WORK TO DO —
Pull every line of the entries that has the word "this".

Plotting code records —
##############################

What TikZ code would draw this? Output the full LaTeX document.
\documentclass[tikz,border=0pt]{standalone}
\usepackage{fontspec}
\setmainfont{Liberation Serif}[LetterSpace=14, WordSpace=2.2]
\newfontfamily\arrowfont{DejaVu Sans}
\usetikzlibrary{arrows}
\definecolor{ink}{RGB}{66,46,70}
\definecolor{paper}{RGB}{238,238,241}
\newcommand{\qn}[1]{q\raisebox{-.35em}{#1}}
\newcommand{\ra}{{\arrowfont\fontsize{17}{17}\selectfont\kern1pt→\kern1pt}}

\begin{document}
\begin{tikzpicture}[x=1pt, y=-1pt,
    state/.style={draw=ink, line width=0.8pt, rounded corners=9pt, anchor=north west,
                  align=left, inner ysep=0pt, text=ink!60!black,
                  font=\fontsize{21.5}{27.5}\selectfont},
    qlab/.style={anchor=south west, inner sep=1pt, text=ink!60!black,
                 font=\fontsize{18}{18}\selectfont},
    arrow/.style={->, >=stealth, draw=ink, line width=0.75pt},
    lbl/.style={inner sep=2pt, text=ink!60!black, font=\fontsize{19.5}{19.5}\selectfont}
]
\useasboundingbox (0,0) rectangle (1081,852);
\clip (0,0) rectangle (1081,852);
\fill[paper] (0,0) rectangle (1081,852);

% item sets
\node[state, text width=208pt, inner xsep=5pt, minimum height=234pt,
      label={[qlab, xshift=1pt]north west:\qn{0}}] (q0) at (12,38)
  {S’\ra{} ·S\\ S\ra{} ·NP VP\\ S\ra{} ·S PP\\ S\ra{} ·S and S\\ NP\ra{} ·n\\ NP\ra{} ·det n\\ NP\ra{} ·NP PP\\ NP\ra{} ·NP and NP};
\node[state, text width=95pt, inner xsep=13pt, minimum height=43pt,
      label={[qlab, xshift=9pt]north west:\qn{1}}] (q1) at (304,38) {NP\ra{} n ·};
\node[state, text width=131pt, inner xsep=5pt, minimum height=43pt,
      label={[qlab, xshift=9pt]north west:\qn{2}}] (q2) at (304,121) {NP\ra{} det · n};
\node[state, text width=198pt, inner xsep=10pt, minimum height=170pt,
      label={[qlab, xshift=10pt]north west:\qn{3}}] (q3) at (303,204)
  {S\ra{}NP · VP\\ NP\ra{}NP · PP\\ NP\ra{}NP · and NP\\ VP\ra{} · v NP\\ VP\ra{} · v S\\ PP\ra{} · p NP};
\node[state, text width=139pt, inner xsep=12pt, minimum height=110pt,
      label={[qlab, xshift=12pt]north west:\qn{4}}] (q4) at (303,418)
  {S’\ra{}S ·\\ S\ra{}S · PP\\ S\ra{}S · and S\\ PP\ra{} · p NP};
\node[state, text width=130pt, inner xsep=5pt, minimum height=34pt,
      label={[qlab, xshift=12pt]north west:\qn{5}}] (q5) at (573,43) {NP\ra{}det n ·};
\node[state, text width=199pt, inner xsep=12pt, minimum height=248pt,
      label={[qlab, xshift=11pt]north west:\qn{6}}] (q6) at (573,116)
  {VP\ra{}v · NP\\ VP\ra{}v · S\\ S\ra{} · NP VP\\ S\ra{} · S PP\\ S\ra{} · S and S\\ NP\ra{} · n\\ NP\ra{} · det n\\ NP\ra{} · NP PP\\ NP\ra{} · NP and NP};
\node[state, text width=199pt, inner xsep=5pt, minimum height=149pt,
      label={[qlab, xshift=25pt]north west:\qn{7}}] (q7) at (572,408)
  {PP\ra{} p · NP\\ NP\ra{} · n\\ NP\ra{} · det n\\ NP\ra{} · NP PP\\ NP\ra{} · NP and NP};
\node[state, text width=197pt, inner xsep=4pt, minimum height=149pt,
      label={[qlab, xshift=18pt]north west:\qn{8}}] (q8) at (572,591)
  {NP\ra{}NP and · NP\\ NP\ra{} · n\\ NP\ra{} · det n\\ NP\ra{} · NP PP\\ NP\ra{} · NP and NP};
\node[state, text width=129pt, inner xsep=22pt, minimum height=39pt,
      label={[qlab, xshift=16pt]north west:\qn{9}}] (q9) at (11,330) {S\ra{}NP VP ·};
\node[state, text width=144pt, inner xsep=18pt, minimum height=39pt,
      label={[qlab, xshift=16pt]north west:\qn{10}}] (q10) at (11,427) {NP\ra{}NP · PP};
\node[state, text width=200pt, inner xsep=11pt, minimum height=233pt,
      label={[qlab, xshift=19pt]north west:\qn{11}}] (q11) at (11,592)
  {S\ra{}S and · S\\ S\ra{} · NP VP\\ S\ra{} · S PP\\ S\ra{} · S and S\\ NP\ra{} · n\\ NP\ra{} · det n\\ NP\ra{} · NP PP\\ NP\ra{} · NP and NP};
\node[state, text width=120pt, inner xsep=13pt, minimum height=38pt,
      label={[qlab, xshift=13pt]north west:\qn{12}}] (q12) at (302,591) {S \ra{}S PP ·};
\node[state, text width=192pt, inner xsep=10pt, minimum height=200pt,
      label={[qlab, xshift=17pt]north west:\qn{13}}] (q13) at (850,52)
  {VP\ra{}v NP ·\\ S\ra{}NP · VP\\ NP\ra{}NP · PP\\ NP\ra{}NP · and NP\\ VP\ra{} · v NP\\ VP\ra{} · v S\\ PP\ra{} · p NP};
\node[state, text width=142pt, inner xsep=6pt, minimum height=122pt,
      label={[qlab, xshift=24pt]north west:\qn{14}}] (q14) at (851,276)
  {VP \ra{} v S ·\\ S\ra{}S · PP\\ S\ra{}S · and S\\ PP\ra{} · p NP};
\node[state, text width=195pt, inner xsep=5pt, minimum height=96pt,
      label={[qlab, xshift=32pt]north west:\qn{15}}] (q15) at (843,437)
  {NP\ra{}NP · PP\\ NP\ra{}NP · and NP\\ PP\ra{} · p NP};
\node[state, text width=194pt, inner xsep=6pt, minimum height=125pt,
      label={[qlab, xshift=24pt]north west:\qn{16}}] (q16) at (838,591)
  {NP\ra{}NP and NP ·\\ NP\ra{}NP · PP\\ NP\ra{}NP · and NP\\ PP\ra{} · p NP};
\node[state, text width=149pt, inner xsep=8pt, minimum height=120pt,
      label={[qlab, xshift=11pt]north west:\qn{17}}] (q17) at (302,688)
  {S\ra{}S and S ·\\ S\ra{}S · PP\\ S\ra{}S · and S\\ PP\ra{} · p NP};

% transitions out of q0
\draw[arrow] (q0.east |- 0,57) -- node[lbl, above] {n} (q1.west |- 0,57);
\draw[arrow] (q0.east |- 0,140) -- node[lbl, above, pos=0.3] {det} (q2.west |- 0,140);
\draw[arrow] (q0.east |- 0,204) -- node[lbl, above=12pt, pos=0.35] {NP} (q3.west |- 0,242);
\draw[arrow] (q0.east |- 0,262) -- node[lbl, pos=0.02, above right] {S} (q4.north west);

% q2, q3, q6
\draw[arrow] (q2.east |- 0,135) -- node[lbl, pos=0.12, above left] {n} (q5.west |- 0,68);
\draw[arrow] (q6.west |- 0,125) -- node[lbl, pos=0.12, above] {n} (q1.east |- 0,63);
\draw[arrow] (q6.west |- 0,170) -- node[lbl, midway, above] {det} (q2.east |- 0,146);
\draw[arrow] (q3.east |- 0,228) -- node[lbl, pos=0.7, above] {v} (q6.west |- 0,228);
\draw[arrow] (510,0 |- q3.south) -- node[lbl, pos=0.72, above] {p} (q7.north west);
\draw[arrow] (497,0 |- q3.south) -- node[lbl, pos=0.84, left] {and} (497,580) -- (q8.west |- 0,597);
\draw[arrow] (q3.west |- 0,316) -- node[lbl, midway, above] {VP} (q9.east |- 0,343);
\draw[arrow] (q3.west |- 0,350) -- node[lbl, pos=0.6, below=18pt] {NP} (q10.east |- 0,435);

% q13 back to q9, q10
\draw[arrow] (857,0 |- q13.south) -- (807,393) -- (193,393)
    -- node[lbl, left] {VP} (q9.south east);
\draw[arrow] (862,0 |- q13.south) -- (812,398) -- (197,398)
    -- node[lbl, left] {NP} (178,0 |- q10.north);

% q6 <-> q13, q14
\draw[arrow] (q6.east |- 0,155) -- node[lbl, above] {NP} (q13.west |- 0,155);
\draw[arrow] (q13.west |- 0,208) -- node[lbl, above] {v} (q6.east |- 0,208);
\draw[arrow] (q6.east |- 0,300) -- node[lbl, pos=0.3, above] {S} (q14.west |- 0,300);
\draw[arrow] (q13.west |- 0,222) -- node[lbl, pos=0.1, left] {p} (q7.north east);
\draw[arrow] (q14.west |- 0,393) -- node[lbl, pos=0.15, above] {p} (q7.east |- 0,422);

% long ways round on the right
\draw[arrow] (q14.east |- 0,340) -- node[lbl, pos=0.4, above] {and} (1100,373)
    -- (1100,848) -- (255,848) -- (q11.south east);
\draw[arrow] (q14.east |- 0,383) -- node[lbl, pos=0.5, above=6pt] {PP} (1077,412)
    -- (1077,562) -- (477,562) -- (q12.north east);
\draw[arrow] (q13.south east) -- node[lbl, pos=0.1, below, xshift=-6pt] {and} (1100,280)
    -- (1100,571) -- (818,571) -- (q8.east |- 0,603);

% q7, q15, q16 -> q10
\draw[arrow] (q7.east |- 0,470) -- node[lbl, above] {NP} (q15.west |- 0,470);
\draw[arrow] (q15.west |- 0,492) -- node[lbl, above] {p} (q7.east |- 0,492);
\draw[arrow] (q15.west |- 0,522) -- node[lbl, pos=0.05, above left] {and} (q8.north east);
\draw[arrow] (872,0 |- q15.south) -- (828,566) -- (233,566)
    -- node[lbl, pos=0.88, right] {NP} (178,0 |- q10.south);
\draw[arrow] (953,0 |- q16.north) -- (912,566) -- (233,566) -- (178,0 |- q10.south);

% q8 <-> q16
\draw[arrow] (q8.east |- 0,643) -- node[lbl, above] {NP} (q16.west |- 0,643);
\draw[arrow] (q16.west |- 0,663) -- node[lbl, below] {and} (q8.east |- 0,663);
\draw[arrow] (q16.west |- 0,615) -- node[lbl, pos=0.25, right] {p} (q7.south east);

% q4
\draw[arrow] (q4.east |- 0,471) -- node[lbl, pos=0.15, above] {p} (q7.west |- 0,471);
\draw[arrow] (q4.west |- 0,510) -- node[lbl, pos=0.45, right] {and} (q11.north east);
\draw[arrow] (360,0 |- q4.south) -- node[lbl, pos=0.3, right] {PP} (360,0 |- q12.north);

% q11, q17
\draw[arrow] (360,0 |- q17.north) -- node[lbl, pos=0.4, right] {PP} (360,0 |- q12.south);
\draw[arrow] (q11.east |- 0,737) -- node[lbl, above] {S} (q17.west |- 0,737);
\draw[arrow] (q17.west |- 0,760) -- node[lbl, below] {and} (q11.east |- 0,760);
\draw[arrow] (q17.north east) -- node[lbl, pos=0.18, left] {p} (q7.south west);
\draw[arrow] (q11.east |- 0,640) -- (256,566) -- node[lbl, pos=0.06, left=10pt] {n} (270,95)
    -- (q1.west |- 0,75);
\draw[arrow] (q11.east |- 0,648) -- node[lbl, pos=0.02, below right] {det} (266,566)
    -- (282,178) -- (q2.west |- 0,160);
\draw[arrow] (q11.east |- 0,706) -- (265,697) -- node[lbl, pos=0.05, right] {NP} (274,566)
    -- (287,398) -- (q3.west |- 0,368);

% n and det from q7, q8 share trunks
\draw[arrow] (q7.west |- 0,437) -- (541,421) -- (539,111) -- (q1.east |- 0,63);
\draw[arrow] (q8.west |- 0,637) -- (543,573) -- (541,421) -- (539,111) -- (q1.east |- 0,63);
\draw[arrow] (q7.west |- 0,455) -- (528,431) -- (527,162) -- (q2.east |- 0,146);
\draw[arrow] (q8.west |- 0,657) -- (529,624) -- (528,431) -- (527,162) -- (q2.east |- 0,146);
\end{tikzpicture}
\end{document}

##############################

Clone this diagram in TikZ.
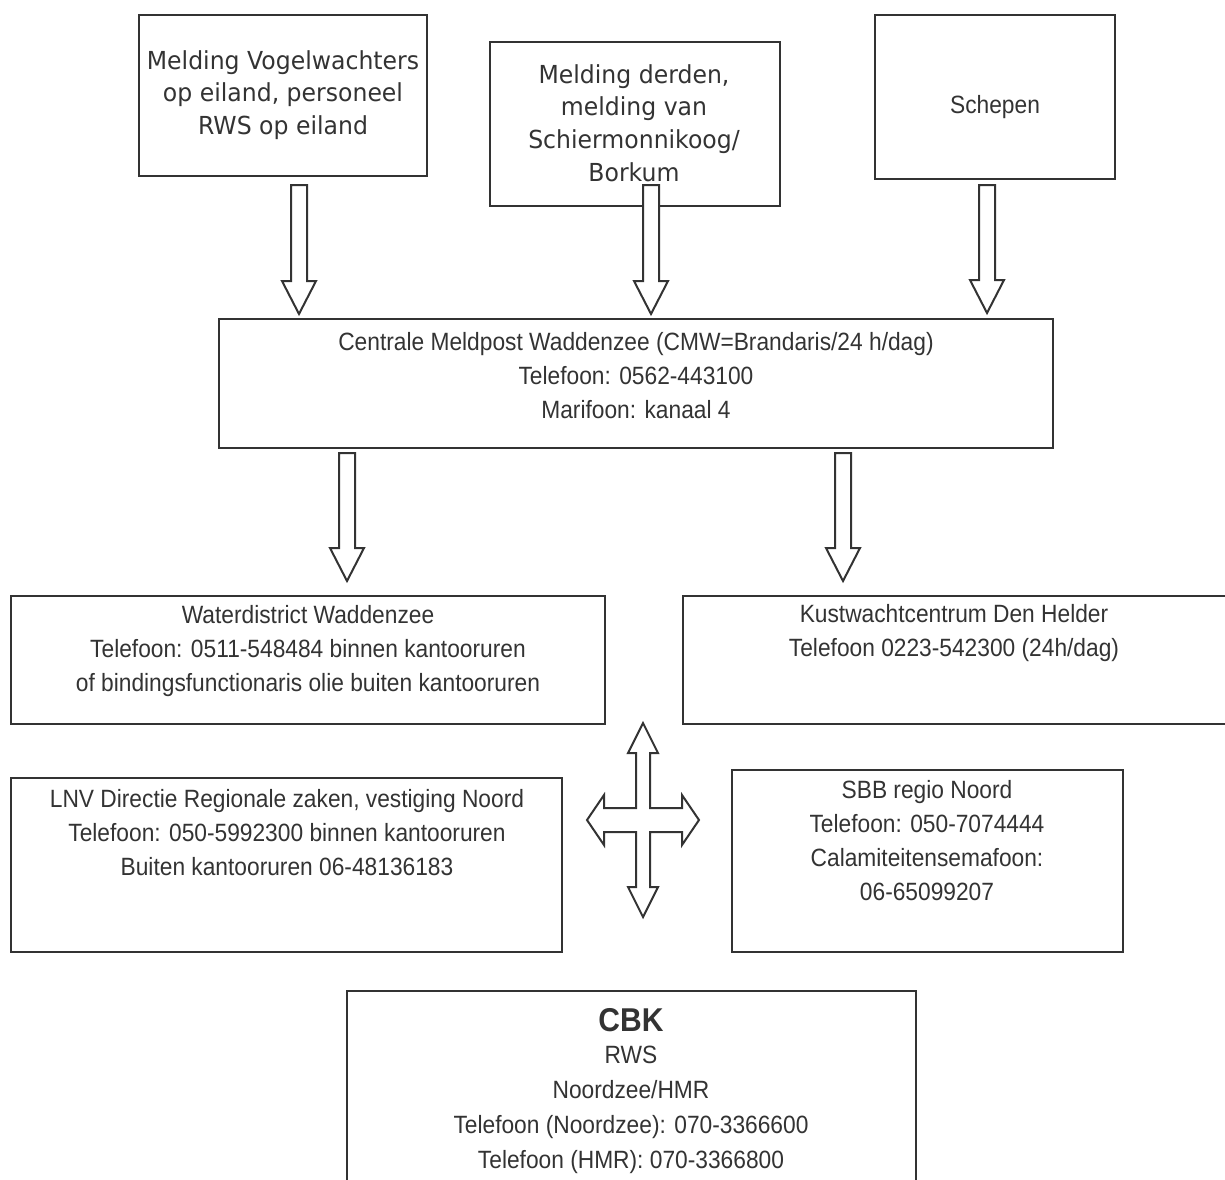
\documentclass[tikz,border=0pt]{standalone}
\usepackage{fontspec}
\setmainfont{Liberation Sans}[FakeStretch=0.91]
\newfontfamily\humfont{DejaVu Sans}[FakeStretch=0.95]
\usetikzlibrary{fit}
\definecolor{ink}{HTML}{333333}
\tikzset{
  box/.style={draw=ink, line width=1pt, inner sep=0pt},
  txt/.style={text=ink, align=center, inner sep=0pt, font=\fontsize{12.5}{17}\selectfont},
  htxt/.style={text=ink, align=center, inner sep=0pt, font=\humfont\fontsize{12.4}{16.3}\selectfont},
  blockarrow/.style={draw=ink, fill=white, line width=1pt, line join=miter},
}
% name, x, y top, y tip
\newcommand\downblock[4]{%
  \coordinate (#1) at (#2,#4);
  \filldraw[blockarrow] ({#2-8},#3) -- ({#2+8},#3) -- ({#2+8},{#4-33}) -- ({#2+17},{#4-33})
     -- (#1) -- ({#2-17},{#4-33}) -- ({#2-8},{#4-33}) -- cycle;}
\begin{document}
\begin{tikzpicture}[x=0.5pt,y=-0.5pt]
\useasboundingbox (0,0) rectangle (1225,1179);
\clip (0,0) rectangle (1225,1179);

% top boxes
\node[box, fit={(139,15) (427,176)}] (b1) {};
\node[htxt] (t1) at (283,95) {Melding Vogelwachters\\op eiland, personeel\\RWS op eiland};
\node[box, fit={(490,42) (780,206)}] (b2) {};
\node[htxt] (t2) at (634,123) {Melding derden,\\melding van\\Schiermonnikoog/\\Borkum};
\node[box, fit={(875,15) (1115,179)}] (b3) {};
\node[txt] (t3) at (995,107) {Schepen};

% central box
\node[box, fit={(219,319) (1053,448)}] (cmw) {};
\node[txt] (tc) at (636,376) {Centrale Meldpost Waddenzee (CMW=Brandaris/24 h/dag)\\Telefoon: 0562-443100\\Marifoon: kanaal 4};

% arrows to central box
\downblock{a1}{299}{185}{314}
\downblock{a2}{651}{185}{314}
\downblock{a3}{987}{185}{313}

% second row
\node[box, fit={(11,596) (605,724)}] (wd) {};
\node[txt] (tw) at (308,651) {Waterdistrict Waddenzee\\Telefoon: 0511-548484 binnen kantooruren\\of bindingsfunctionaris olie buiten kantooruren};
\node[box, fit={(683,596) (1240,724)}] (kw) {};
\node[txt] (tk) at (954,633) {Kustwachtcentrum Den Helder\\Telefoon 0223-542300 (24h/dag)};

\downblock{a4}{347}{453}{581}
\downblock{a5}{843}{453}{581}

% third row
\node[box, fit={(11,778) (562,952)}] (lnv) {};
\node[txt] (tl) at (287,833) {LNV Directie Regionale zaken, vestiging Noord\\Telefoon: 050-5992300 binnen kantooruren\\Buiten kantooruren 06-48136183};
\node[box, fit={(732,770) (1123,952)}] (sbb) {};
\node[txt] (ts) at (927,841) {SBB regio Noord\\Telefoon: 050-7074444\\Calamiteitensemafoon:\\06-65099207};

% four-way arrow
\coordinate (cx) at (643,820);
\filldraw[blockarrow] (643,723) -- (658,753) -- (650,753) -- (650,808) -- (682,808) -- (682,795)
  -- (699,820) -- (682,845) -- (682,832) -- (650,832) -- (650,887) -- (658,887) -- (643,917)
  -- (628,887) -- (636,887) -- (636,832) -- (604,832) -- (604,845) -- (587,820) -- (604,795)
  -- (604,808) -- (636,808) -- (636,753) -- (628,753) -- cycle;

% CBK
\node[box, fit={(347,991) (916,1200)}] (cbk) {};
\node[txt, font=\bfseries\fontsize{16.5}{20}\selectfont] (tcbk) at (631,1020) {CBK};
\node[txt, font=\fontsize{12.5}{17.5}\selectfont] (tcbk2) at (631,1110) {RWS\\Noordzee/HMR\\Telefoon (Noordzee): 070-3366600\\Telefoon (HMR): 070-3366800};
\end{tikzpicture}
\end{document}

##############################

TASK RESPONSE —
What TikZ code would draw this? Output the full LaTeX document.
Clone this diagram in TikZ.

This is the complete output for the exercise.